Bucs cornerback Brian Kelly had great coverage throughout both of Friday's practices, but he had two interceptions fall in and out of his hands. If Kelly, who didn't record an interception last season, can capitalize on those types of opportunities during the season, he could be poised for a breakout and perhaps Pro Bowl-type year.
Bucs CB Corey Chamblin also dropped an interception during 11-on-11 drills. Chamblin has been impressive during the team's mini-camps, and creating turnovers could help him secure a roster spot as the Bucs' fourth cornerback.
Tampa Bay second-year CB Dwight Smith has arguably been the most impressive player of the Bucs' mini-camps this offseason. He continued to impress on Friday by breaking up a few passes.
Perhaps the most impressive defensive play on Friday came during 11-on-11 drills when Bucs DE Simeon Rice reached up for an airborne throw and tipped it to himself for an interception. Rice was close to returning the interception for a score before one of the offensive players came up behind him and knocked the ball loose.
They didn't have pads on, but Tampa Bay's defense played physical football on Friday.
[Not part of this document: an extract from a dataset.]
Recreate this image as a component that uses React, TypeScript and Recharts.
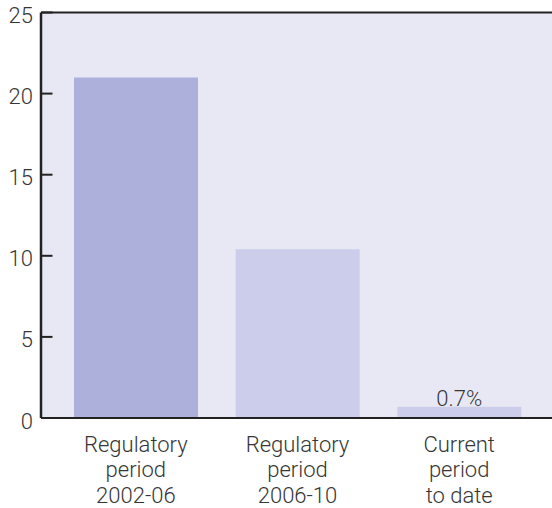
import React from 'react';
import {
  BarChart,
  Bar,
  XAxis,
  YAxis,
  CartesianGrid,
  ReferenceLine,
  Cell,
  LabelList,
} from 'recharts';

// Category names; line breaks mark where each axis label wraps.
const categories = [
  'Regulatory\nperiod\n2002-06',
  'Regulatory\nperiod\n2006-10',
  'Current\nperiod\nto date',
];
const values = [21, 10.4, 0.7];
const barColors = ['#adb0da', '#cbcdea', '#cbcdea'];
const showValueLabel = [false, false, true];
const yTicks = [0, 5, 10, 15, 20, 25];
const yDomain: [number, number] = [0, 25];

const data = categories.map((category, i) => ({
  category,
  value: values[i],
}));

const FONT = 'Roboto, "DejaVu Sans", sans-serif';
const TEXT_COLOR = '#363636';
const AXIS_COLOR = '#222222';
const PLOT_BG = '#e8e8f5';

const CHART_W = 552;
const CHART_H = 508;
const MARGIN = { top: 12.5, right: 0, bottom: 0, left: 0 };
const X_AXIS_H = 90;
const Y_AXIS_W = 41;
const X_PADDING = { left: 14, right: 12 };
// Negative size turns the y-axis tick marks inward, into the plot area.
const Y_TICK_SIZE = -11.5;

// Left axis number, right-aligned just outside the axis line.
const YTick = (props: any) => {
  const x = Number(props.x);
  const y = Number(props.y);
  return (
    <text
      x={x + Y_TICK_SIZE - 8}
      y={y}
      dy={10.5}
      textAnchor="end"
      fontFamily={FONT}
      fontWeight={300}
      fontSize={22}
      fill={TEXT_COLOR}
    >
      {props.payload.value}
    </text>
  );
};

// Bottom axis: multi-line category labels.
const XTick = (props: any) => {
  const x = Number(props.x);
  const y = Number(props.y);
  const lines = String(props.payload.value).split('\n');
  return (
    <text x={x} y={y} textAnchor="middle" fontFamily={FONT} fontWeight={300} fontSize={22} fill={TEXT_COLOR}>
      {lines.map((line, i) => (
        <tspan key={i} x={x} dy={i === 0 ? 33.5 : 25.5}>
          {line}
        </tspan>
      ))}
    </text>
  );
};

const ValueLabel = (props: any) => {
  const { x, y, width, value, index } = props;
  if (!showValueLabel[index]) return null;
  return (
    <text
      x={Number(x) + Number(width) / 2}
      y={Number(y) - 1}
      textAnchor="middle"
      fontFamily={FONT}
      fontWeight={300}
      fontSize={22}
      fill={TEXT_COLOR}
    >
      {`${value}%`}
    </text>
  );
};

// Plot-area fill, laid out with the same axes so it sits exactly under the bars.
function PlotBackground() {
  return (
    <BarChart width={CHART_W} height={CHART_H} data={data} margin={MARGIN}>
      <CartesianGrid fill={PLOT_BG} stroke="none" vertical={false} horizontal={false} />
      <XAxis dataKey="category" height={X_AXIS_H} padding={X_PADDING} axisLine={false} tickLine={false} tick={false} />
      <YAxis width={Y_AXIS_W} domain={yDomain} ticks={yTicks} axisLine={false} tickLine={false} tick={false} />
    </BarChart>
  );
}

function MainChart() {
  return (
    <BarChart width={CHART_W} height={CHART_H} data={data} margin={MARGIN} barSize={124}>
      <XAxis
        dataKey="category"
        height={X_AXIS_H}
        interval={0}
        padding={X_PADDING}
        axisLine={{ stroke: AXIS_COLOR, strokeWidth: 2 }}
        tickLine={false}
        tickSize={0}
        tickMargin={0}
        tick={<XTick />}
      />
      <YAxis
        width={Y_AXIS_W}
        domain={yDomain}
        ticks={yTicks}
        interval={0}
        axisLine={{ stroke: AXIS_COLOR, strokeWidth: 2.5 }}
        tickLine={{ stroke: AXIS_COLOR, strokeWidth: 2 }}
        tickSize={Y_TICK_SIZE}
        tickMargin={0}
        tick={<YTick />}
      />
      <Bar dataKey="value" isAnimationActive={false}>
        {data.map((_, i) => (
          <Cell key={i} fill={barColors[i]} />
        ))}
        <LabelList dataKey="value" content={<ValueLabel />} />
      </Bar>
      <ReferenceLine y={25} stroke={AXIS_COLOR} strokeWidth={2} ifOverflow="visible" />
    </BarChart>
  );
}

export default function App() {
  return (
    <div style={{ position: 'absolute', left: 0, top: 0, width: CHART_W, height: CHART_H, background: '#ffffff' }}>
      <div style={{ position: 'absolute', left: 0, top: 0 }}>
        <PlotBackground />
      </div>
      <div style={{ position: 'absolute', left: 0, top: 0 }}>
        <MainChart />
      </div>
    </div>
  );
}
There were a lot more sounds of helmets colliding and hands slapping against each other than usual, especially during running plays. There was a scary moment during 11-on-11 drills when CB Ronde Barber and MLB Shelton Quarles accidentally leveled WR Darryl Daniel on the sideline, but Daniel appeared to be fine.
On special teams, Tampa Bay kicker Martin Gramatica practiced some fake field goals shortly before Friday's morning practice began. This unit also simulated coverage on kickoffs while WR Frank Murphy and CB Dwight Smith fielded the majority of kickoffs.
Gruden cut Friday's second practice short for the second consecutive day. Friday's practices might have been the most physical practices we've seen so far in these mini-camps. Tampa Bay will hold its fifth and final mini-camp practice on Saturday afternoon. After that practice, the players will have a little over one month off before they report to Orlando for training camp on July 28.